__EXERCISE AIM__: Quote from the first line below through the line that contains "import seaborn as sns", both included, and leave the pictures out.

Entries with chart source code:
+--
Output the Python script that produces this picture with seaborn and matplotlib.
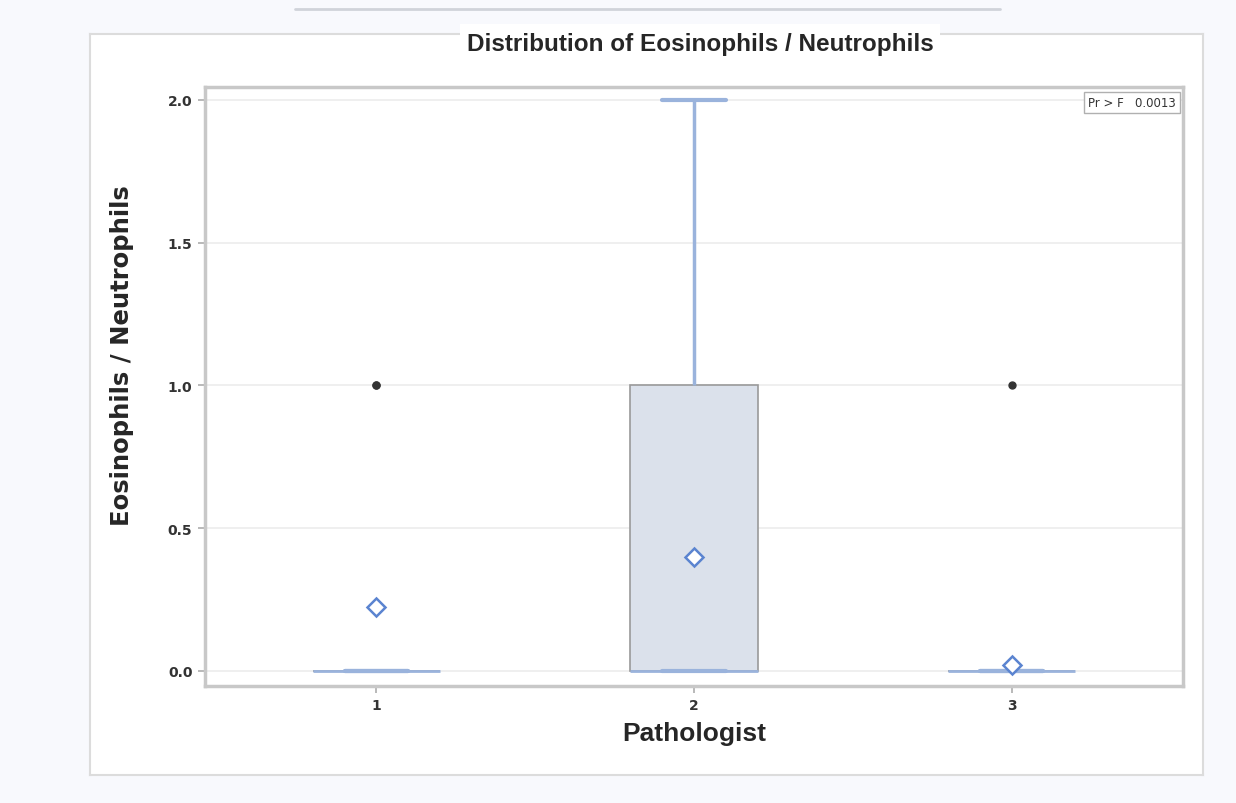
import numpy as np
import pandas as pd
import matplotlib
matplotlib.use("Agg")
import matplotlib.pyplot as plt
import matplotlib.font_manager as fm
import seaborn as sns

# ---- data (counts of observed ratio values per pathologist) ----
pathologists = ["1", "2", "3"]
ratio_levels = [0.0, 1.0, 2.0]
counts_p1 = [7, 2, 0]
counts_p2 = [13, 6, 1]
counts_p3 = [49, 1, 0]
y_ticks = [0.0, 0.5, 1.0, 1.5, 2.0]
p_value_text = "Pr > F   0.0013"

rows = []
for name, counts in zip(pathologists, [counts_p1, counts_p2, counts_p3]):
    for lvl, c in zip(ratio_levels, counts):
        rows += [(name, lvl)] * c
df = pd.DataFrame(rows, columns=["Pathologist", "Ratio"])

sns.set_theme(style="white")
plt.rcParams["font.family"] = ["DejaVu Sans"]

names = {f.name for f in fm.fontManager.ttflist}
cond = "DejaVu Sans Condensed" if "DejaVu Sans Condensed" in names else (
    "Liberation Sans Narrow" if "Liberation Sans Narrow" in names else "Liberation Sans")

fig = plt.figure(figsize=(12.36, 8.04), dpi=100)
fig.patch.set_facecolor("#f8f9fd")

# outer white panel (background axes)
bg = fig.add_axes([90 / 1236, 1 - 776 / 804, (1203 - 90) / 1236, (776 - 35) / 804], zorder=-5)
bg.set_facecolor("white")
bg.set_xticks([]); bg.set_yticks([])
for s in bg.spines.values():
    s.set_color("#dcdcdc"); s.set_linewidth(1.5)

fig.add_artist(plt.Line2D([295 / 1236, 1000 / 1236], [1 - 10 / 804, 1 - 10 / 804],
                          transform=fig.transFigure, color="#d0d3da", linewidth=2))

ax = fig.add_axes([205 / 1236, 1 - 687 / 804, (1183 - 205) / 1236, (687 - 88) / 804], zorder=1)
ax.set_facecolor("white")

blue = "#9ab3dc"
sns.boxplot(data=df, x="Pathologist", y="Ratio", order=pathologists, ax=ax,
            width=0.40, color="#d9e1ed", linecolor="#9a9a9a", linewidth=1.2,
            showmeans=True,
            meanprops=dict(marker="D", markerfacecolor="white", markeredgecolor="#5b84d0",
                           markersize=9, markeredgewidth=1.8),
            medianprops=dict(color=blue, linewidth=2),
            whiskerprops=dict(color=blue, linewidth=2.5),
            capprops=dict(color=blue, linewidth=3),
            flierprops=dict(marker="o", markerfacecolor="#333333", markeredgecolor="#333333",
                            markersize=5),
            capwidths=0.2)

ax.set_xlim(-0.54, 2.54)
ax.set_ylim(-0.053, 2.045)
ax.set_yticks(y_ticks)
ax.set_yticklabels([f"{v:.1f}" for v in y_ticks])
ax.yaxis.grid(True, color="#ececec", linewidth=1.2)
ax.set_axisbelow(True)
for s in ax.spines.values():
    s.set_color("#c8c8c8")
    s.set_linewidth(2.5)
ax.tick_params(axis="both", which="both", length=5, color="#b0b0b0", labelsize=10,
               labelcolor="#333333", left=True, bottom=True, pad=4)
for lbl in ax.get_xticklabels() + ax.get_yticklabels():
    lbl.set_fontweight("bold")

ax.set_xlabel("Pathologist", fontsize=19, fontweight="bold",
              family=[cond, "DejaVu Sans"], labelpad=6)
ax.set_ylabel("Eosinophils / Neutrophils", fontsize=17.5, fontweight="bold", labelpad=24)
ax.yaxis.label.set_y(0.554)

fig.text(700 / 1236, 1 - 44 / 804, "Distribution of Eosinophils / Neutrophils",
         ha="center", va="center", fontsize=17.5, fontweight="bold",
         family=[cond, "DejaVu Sans"],
         bbox=dict(facecolor="white", edgecolor="none", pad=5))

ax.text(0.993, 0.985, p_value_text, transform=ax.transAxes, ha="right", va="top",
        fontsize=8.5, color="#333333",
        bbox=dict(facecolor="white", edgecolor="#b0b0b0", boxstyle="square,pad=0.35",
                  linewidth=1))

fig.savefig("out.png", dpi=100, facecolor=fig.get_facecolor())
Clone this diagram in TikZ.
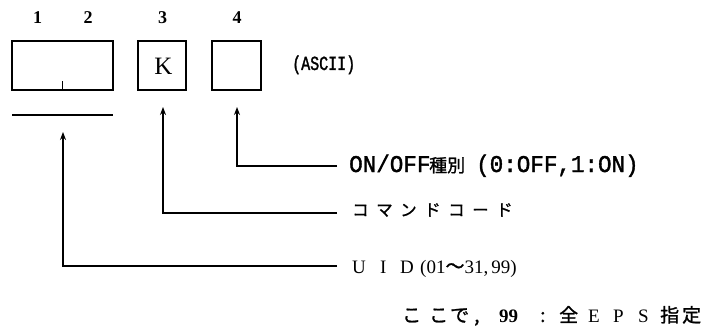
\documentclass[tikz,border=0pt]{standalone}
\usepackage{fontspec}
\setmainfont{Liberation Serif}
\newfontfamily\jp[FakeBold=1.2]{Noto Sans CJK JP}
\newfontfamily\monoa[FakeStretch=0.94,FakeBold=1.5]{Liberation Mono}
\newfontfamily\monob[FakeStretch=0.75,FakeBold=1.5]{Liberation Mono}
\newcommand\cel[2]{\makebox[#1pt][l]{#2}}
\usetikzlibrary{arrows.meta}
\begin{document}
\begin{tikzpicture}[x=1pt,y=-1pt,
  cell/.style={draw, line width=1.5pt, minimum height=49pt, inner sep=0pt},
  conn/.style={line width=1.4pt},
  arr/.style={conn, -{Stealth[length=8pt,width=6pt]}},
  num/.style={font=\bfseries\fontsize{18}{18}\selectfont, anchor=base, inner sep=0pt},
  lbl/.style={anchor=base west, inner sep=0pt},
]
\useasboundingbox (0,0) rectangle (710,329);
% boxes
\node[cell, minimum width=101pt] (b12) at (62.5,65.5) {};
\node[cell, minimum width=48pt] (b3) at (162,65.5) {};
\node[cell, minimum width=49pt] (b4) at (236.5,65.5) {};
\draw[conn] (b12.south) -- ++(0,-10);
% numbers
\node[num] (n1) at (37.5,24) {1};
\node[num] (n2) at (88,24) {2};
\node[num] (n3) at (162.5,24) {3};
\node[num] (n4) at (237,24) {4};
\node[anchor=base, inner sep=0pt, font=\fontsize{25}{25}\selectfont] (k) at (163.5,74.5) {K};
\node[lbl, font=\monob\fontsize{20}{20}\selectfont] (ascii) at (292,70) {(ASCII)};
% underline
\coordinate (u1) at (12,115);
\coordinate (u2) at (113,115);
\draw[conn] (u1) -- (u2);
% labels
\node[lbl, font=\monoa\fontsize{24}{24}\selectfont] (onoff) at (349,172) {\cel{80}{ON/OFF}\cel{47}{\jp\fontsize{18}{18}\selectfont 種別}(0:OFF,1:ON)};
\node[lbl, font=\jp\fontsize{16.5}{16.5}\selectfont] (cmd) at (352,216) {\cel{24}{コ}\cel{24}{マ}\cel{24}{ン}\cel{24}{ド}\cel{24}{コ}\cel{24}{ー}ド};
\node[lbl, font=\fontsize{19}{19}\selectfont] (uid) at (352,273) {\cel{28}{U}\cel{20}{I}\cel{20}{D}(01{\jp 〜}31,\,99)};
\node[lbl, font=\fontsize{19}{19}\selectfont] (note) at (402,322) {\cel{27}{\jp こ}\cel{21}{\jp こ}\cel{24}{\jp で}\cel{25}{\jp ,}\cel{41}{\textbf{99}}\cel{19}{\jp :}\cel{29}{\jp 全}\cel{25}{E}\cel{25}{P}\cel{22}{S}\cel{22}{\jp 指}{\jp 定}};
% connectors
\coordinate (t4) at (237,107);
\coordinate (c4) at (237,166);
\coordinate (e4) at (337,166);
\draw[arr] (e4) -- (c4) -- (t4);
\coordinate (t3) at (163,107);
\coordinate (c3) at (163,213);
\coordinate (e3) at (337,213);
\draw[arr] (e3) -- (c3) -- (t3);
\coordinate (t1) at (63,132);
\coordinate (c1) at (63,266);
\coordinate (e1) at (337,266);
\draw[arr] (e1) -- (c1) -- (t1);
\end{tikzpicture}
\end{document}
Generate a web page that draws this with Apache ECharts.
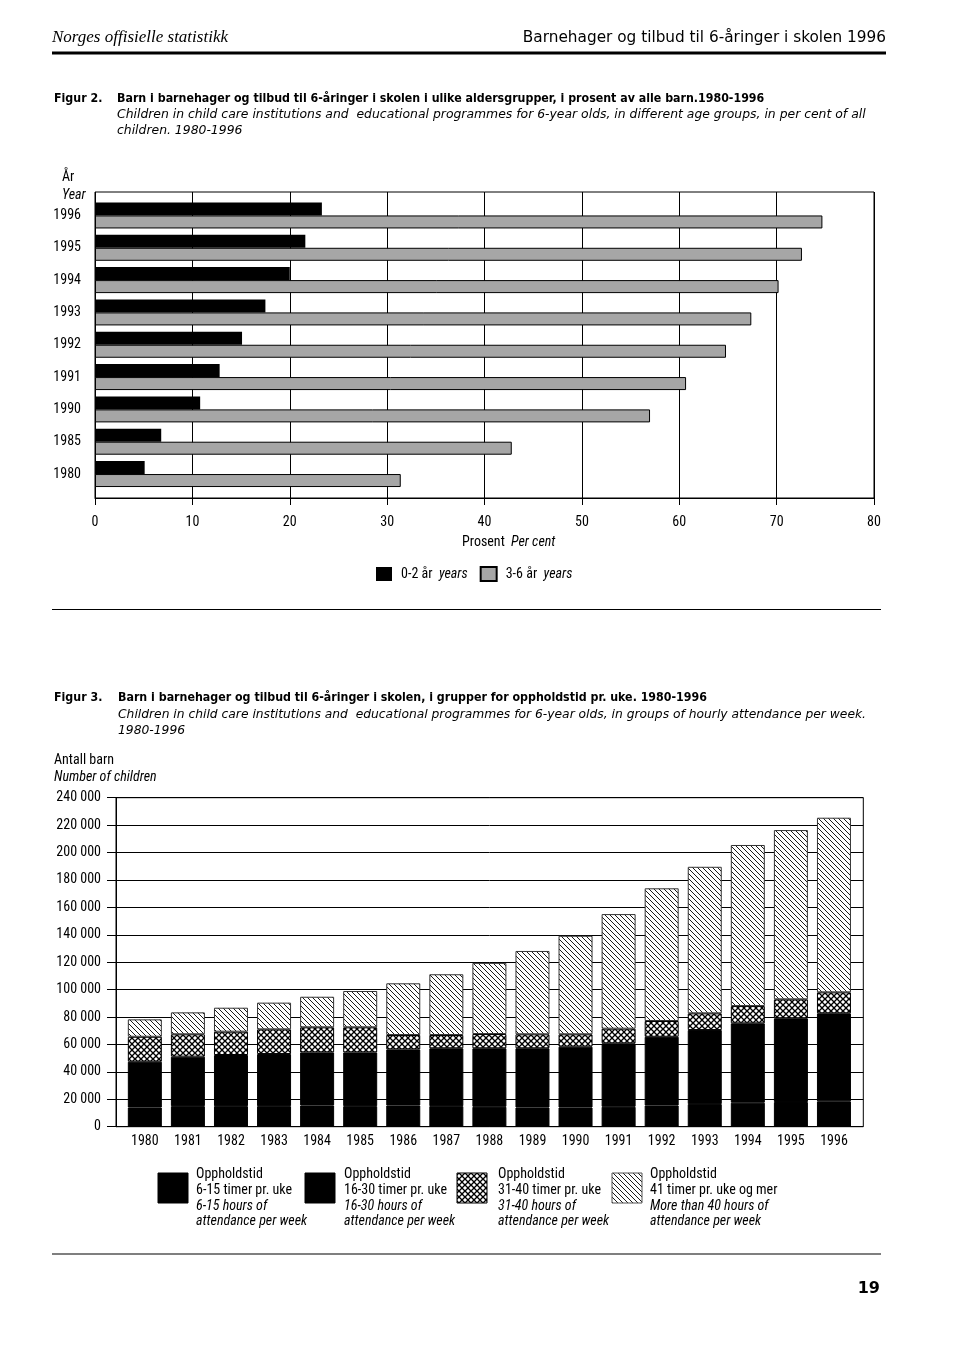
<!DOCTYPE html>
<html><head><meta charset="utf-8">
<script src="https://cdn.jsdelivr.net/npm/echarts@6/dist/echarts.min.js"></script>
<style>html,body{margin:0;padding:0;background:#fff}#c{width:960px;height:1357px}</style>
</head><body><div id="c"></div>
<script>
// ---- Figur 2 data ----
const fig2Years = ['1980', '1985', '1990', '1991', '1992', '1993', '1994', '1995', '1996'];
const fig2Age02 = [5.1, 6.8, 10.8, 12.8, 15.1, 17.5, 20.0, 21.6, 23.3];
const fig2Age36 = [31.4, 42.8, 57.0, 60.7, 64.8, 67.4, 70.2, 72.6, 74.7];
const fig2PctTicks = ['0', '10', '20', '30', '40', '50', '60', '70', '80'];

// ---- Figur 3 data ----
const fig3Years = ['1980','1981','1982','1983','1984','1985','1986','1987','1988','1989','1990','1991','1992','1993','1994','1995','1996'];
const fig3H6to15  = [14000,15000,15000,15000,15500,15000,15500,15000,14500,14000,14000,14500,15500,16500,17500,18000,18500];
const fig3H16to30 = [33400,36100,37300,38000,38700,39200,40900,42200,42700,43200,44400,46300,50100,54000,57900,61100,64200];
const fig3H31to40 = [18200,16300,17000,18000,18300,18300,10500,9700,10400,10200,9000,10700,11500,12200,12600,13800,15300];
const fig3H41plus = [12700,16000,17500,19500,22300,26500,37700,44300,51900,60800,71900,83600,96800,106900,117500,123500,127400];
const fig3CountTicks = ['0','20 000','40 000','60 000','80 000','100 000','120 000','140 000','160 000','180 000','200 000','220 000','240 000'];

const NARROW = "'Liberation Sans Narrow','Arial Narrow','Roboto Condensed',sans-serif";
const HUMAN = "'DejaVu Sans','Open Sans',sans-serif";
const COND = "'DejaVu Sans Condensed','DejaVu Sans',sans-serif";
const SERIF = "'Liberation Serif','DejaVu Serif',serif";

function hatchTile() {
  const s = 5, c = document.createElement('canvas'); c.width = s; c.height = s;
  const g = c.getContext('2d'); g.fillStyle = '#fff'; g.fillRect(0, 0, s, s);
  g.strokeStyle = '#1a1a1a'; g.lineWidth = 1;
  for (const o of [-s, 0, s]) { g.beginPath(); g.moveTo(o - 1, -1); g.lineTo(o + s + 1, s + 1); g.stroke(); }
  return c;
}
function crossTile() {
  const s = 6, c = document.createElement('canvas'); c.width = s; c.height = s;
  const g = c.getContext('2d'); g.fillStyle = '#fff'; g.fillRect(0, 0, s, s);
  g.strokeStyle = '#000'; g.lineWidth = 1.3;
  for (const o of [-s, 0, s]) {
    g.beginPath(); g.moveTo(o - 1, -1); g.lineTo(o + s + 1, s + 1); g.stroke();
    g.beginPath(); g.moveTo(o - 1, s + 1); g.lineTo(o + s + 1, -1); g.stroke();
  }
  return c;
}
const hatchFill = { image: hatchTile(), repeat: 'repeat' };
const crossFill = { image: crossTile(), repeat: 'repeat' };
const GRAY = '#a6a6a6';

function txt(text, x, y, font, align, extra) {
  return Object.assign({ type: 'text', silent: true, style: { text: text, x: x, y: y, font: font, fill: '#000', textAlign: align || 'left', textVerticalAlign: 'middle' } }, extra || {});
}
function hline(x1, x2, y, w) {
  return { type: 'line', silent: true, shape: { x1: x1, y1: y, x2: x2, y2: y }, style: { stroke: '#000', lineWidth: w } };
}

const legend3 = [
  { x: 158, tx: 196, fill: '#000', stroke: '#000', l2: '6-15 timer pr. uke', l3: '6-15 hours of', l4: 'attendance per week' },
  { x: 305, tx: 344, fill: '#000', stroke: '#000', l2: '16-30 timer pr. uke', l3: '16-30 hours of', l4: 'attendance per week' },
  { x: 457, tx: 498, fill: crossFill, stroke: '#000', l2: '31-40 timer pr. uke', l3: '31-40 hours of', l4: 'attendance per week' },
  { x: 612, tx: 650, fill: hatchFill, stroke: '#555', l2: '41 timer pr. uke og mer', l3: 'More than 40 hours of', l4: 'attendance per week' }
];

const graphics = [
  txt('Norges offisielle statistikk', 52, 38, 'italic 17px ' + SERIF),
  txt('Barnehager og tilbud til 6-åringer i skolen 1996', 886, 38, '15.3px ' + HUMAN, 'right'),
  hline(52, 886, 53, 3),
  txt('Figur 2.', 54, 99, 'bold 12.3px ' + COND),
  txt('Barn i barnehager og tilbud til 6-åringer i skolen i ulike aldersgrupper, i prosent av alle barn.1980-1996', 117, 99, 'bold 12.3px ' + COND),
  txt('Children in child care institutions and  educational programmes for 6-year olds, in different age groups, in per cent of all', 117, 115, 'italic 12.4px ' + HUMAN),
  txt('children. 1980-1996', 117, 131, 'italic 12.4px ' + HUMAN),
  txt('År', 62, 177, '14px ' + NARROW),
  txt('Year', 62, 195, 'italic 14px ' + NARROW),
  txt('Prosent', 462, 542, '14px ' + NARROW),
  txt('Per cent', 511, 542, 'italic 14px ' + NARROW),
  hline(52, 881, 609.5, 1.2),
  txt('Figur 3.', 54, 698, 'bold 12.3px ' + COND),
  txt('Barn i barnehager og tilbud til 6-åringer i skolen, i grupper for oppholdstid pr. uke. 1980-1996', 118, 698, 'bold 12.3px ' + COND),
  txt('Children in child care institutions and  educational programmes for 6-year olds, in groups of hourly attendance per week.', 118, 715, 'italic 12.3px ' + HUMAN),
  txt('1980-1996', 118, 731, 'italic 12.3px ' + HUMAN),
  txt('Antall barn', 54, 760, '14px ' + NARROW),
  txt('Number of children', 54, 777, 'italic 14px ' + NARROW),
  hline(52, 881, 1254, 1.2),
  txt('19', 880, 1289, 'bold 16px ' + HUMAN, 'right')
];
legend3.forEach(function (it) {
  graphics.push({ type: 'rect', silent: true, shape: { x: it.x, y: 1173, width: 30, height: 30 }, style: { fill: it.fill, stroke: it.stroke, lineWidth: 1 } });
  graphics.push(txt('Oppholdstid', it.tx, 1174, '14px ' + NARROW));
  graphics.push(txt(it.l2, it.tx, 1190, '14px ' + NARROW));
  graphics.push(txt(it.l3, it.tx, 1206, 'italic 14px ' + NARROW));
  graphics.push(txt(it.l4, it.tx, 1221, 'italic 14px ' + NARROW));
});

const black = { color: '#000' };
const blackStack = { color: '#000', borderColor: '#000', borderWidth: 1 };
const option = {
  animation: false,
  backgroundColor: '#fff',
  textStyle: { fontFamily: NARROW },
  grid: [
    { left: 95, top: 192, width: 779, height: 306, show: true, borderColor: '#000', borderWidth: 1 },
    { left: 95, top: 199.3, width: 779, height: 290.9 },
    { left: 116, top: 797.7, width: 747.3, height: 329, show: true, borderColor: '#000', borderWidth: 1 },
    { left: 123.3, top: 797.7, width: 732.2, height: 329 }
  ],
  xAxis: [
    { gridIndex: 0, type: 'value', min: 0, max: 80, interval: 10,
      axisLine: { show: true, lineStyle: { color: '#000' } },
      axisTick: { show: true, length: 7, lineStyle: { color: '#000' } },
      splitLine: { show: true, lineStyle: { color: '#000', width: 1 } },
      axisLabel: { margin: 17, color: '#000', fontFamily: NARROW, fontSize: 14, formatter: function (v) { return fig2PctTicks[Math.round(v / 10)]; } } },
    { gridIndex: 1, type: 'value', min: 0, max: 80, show: false },
    { gridIndex: 2, type: 'category', data: fig3Years, show: false },
    { gridIndex: 3, type: 'category', data: fig3Years,
      axisLine: { show: false }, axisTick: { show: false },
      axisLabel: { margin: 8, color: '#000', fontFamily: NARROW, fontSize: 14 } }
  ],
  yAxis: [
    { gridIndex: 0, type: 'value', min: 0, max: 1, show: false },
    { gridIndex: 1, type: 'category', data: fig2Years,
      axisLine: { show: false }, axisTick: { show: false },
      axisLabel: { margin: 14, color: '#000', fontFamily: NARROW, fontSize: 14 } },
    { gridIndex: 2, type: 'value', min: 0, max: 240000, interval: 20000,
      axisLine: { show: true, lineStyle: { color: '#000' } },
      axisTick: { show: true, length: 9, lineStyle: { color: '#000' } },
      splitLine: { show: true, lineStyle: { color: '#000', width: 1 } },
      axisLabel: { margin: 15, color: '#000', fontFamily: NARROW, fontSize: 14, formatter: function (v) { return fig3CountTicks[Math.round(v / 20000)]; } } },
    { gridIndex: 3, type: 'value', min: 0, max: 240000, show: false }
  ],
  legend: [{
    data: ['0-2 år', '3-6 år'], left: 376, top: 566, orient: 'horizontal', padding: 0,
    itemWidth: 16, itemHeight: 14, itemGap: 12, icon: 'rect',
    formatter: function (n) { return n + '  {i|years}'; },
    textStyle: { color: '#000', fontFamily: NARROW, fontSize: 14, padding: [0, 0, 0, 4],
      rich: { i: { fontStyle: 'italic', fontFamily: NARROW, fontSize: 14, color: '#000' } } }
  }],
  series: [
    { name: '0-2 år', type: 'bar', xAxisIndex: 1, yAxisIndex: 1, data: fig2Age02, barWidth: 13, barGap: '0%', itemStyle: black },
    { name: '3-6 år', type: 'bar', xAxisIndex: 1, yAxisIndex: 1, data: fig2Age36, barWidth: 13, barGap: '0%', itemStyle: { color: GRAY, borderColor: '#000', borderWidth: 1 } },
    { name: '6-15 timer', type: 'bar', stack: 'h', xAxisIndex: 3, yAxisIndex: 3, data: fig3H6to15, barWidth: 34, itemStyle: blackStack },
    { name: '16-30 timer', type: 'bar', stack: 'h', xAxisIndex: 3, yAxisIndex: 3, data: fig3H16to30, barWidth: 34, itemStyle: blackStack },
    { name: '31-40 timer', type: 'bar', stack: 'h', xAxisIndex: 3, yAxisIndex: 3, data: fig3H31to40, barWidth: 34, itemStyle: { color: crossFill, borderColor: '#000', borderWidth: 1 } },
    { name: '41 timer og mer', type: 'bar', stack: 'h', xAxisIndex: 3, yAxisIndex: 3, data: fig3H41plus, barWidth: 34, itemStyle: { color: hatchFill, borderColor: '#333', borderWidth: 1 } }
  ],
  graphic: graphics
};
const chart = echarts.init(document.getElementById('c'), null, { renderer: 'canvas' });
chart.setOption(option);
</script>
</body></html>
+--
__SOLVED EXERCISE__:
Output the Python script that produces this picture with seaborn and matplotlib.
import numpy as np
import pandas as pd
import matplotlib
matplotlib.use("Agg")
import matplotlib.pyplot as plt
import matplotlib.font_manager as fm
import seaborn as sns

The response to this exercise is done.